Al principio parecía un negocio de pompas fúnebres. Sin embargo, los pequeños detalles apuntaban a algo más extraño: una inmobiliaria. Una fina, pero tupida, capa de polvo cubría las superficies, protegiéndolas de los rayos que caían directos desde el tragaluz.
La voz de Morgan resonó en la penumbra: «¿Tienes fuego?» (Las autoridades sanitarias advierten: Fumar mata).
Las nubes de humo reflejaron y dispersaron los haces, dejando ver nuevas zonas de la estancia y dando a la escena una dimensión y una plasticidad insuperables… Porque no hay nada como el humo para entretener.
Todas las pruebas parecían indicar una nueva realidad: era un banco. No daba crédito, pero no cabía la menor duda. El sonido del dinero flotaba en el aire; aún después de tantos años, parecía olerse, como un recuerdo de los grandes días, diluido en el tiempo. Una suerte de «fondo cósmico de microondas» descubría la causa, el origen… aunque sin demasiados detalles.
Tres escalones ascendían hasta una enorme mesa que presidía, solemne, la parte alta. Sobre ella, un tapete de hilo blanco desprendía un brillo fantasmal, iluminado por el Sol. En medio, una cruz, una copa y un plato, inmaculados, sumergidos en el resplandor del mantel, daban volumen al espacio y contraste al tiempo.
Estaba absorto en aquel mundo de luces y sombras cuando Morgan me susurró algo al oído. No entendí lo que dijo, pero sus palabras me sacaron del trance. Asentí con la cabeza y salimos de allí con la sensación de haber visitado otro planeta.
La demolición fue un éxito. Los espíritus liberados se perdieron en el silencio.

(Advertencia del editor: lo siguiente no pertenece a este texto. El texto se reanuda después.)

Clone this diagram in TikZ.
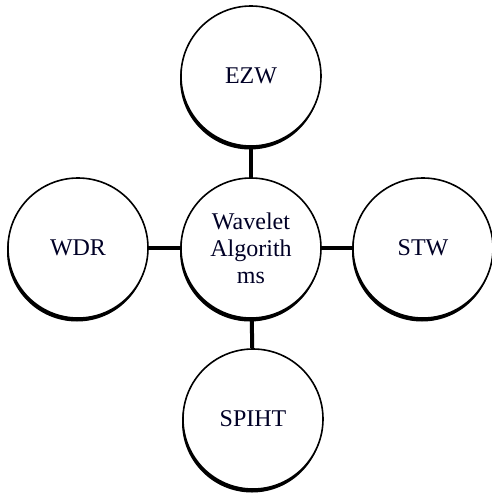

Pedimos unas cañas mientras las noticias repetían sin descanso imágenes del hundimiento del Tritanic, ahogado entre los insultos que, atropellados por la censura, invadieron el mar de Mármara, con la línea azul de la costa al fondo.
«¿Y ahora qué?», pregunté. Morgan contestó con otra frase incomprensible. «Pues sí…», le dije. Me miró, algo asombrado. Se encogió de hombros y se fue.
Apuré el último trago con la mirada fija en el infinito, en la nada, en las piernas que se cruzaban, perfectas, bajo una mesa al lado de la ventana, a la izquierda. Dejé unas monedas sobre la barra y salí a la calle.
El ruido, las gentes, el ritmo, el latido del mundo, borraron definitivamente aquellos pensamientos claroscuros (…burbujas fúnebres, pompas inmobiliarias, globos de billar, bolas sonda, pelota de oxígeno, balón de goma, esfera de carne… ¡albóndiga armilar!). Sólo quedó el trazo sensual del muslo sobre la rodilla, idealizado, iluminado y sagrado, como el altar que adivinaba cálido, al final.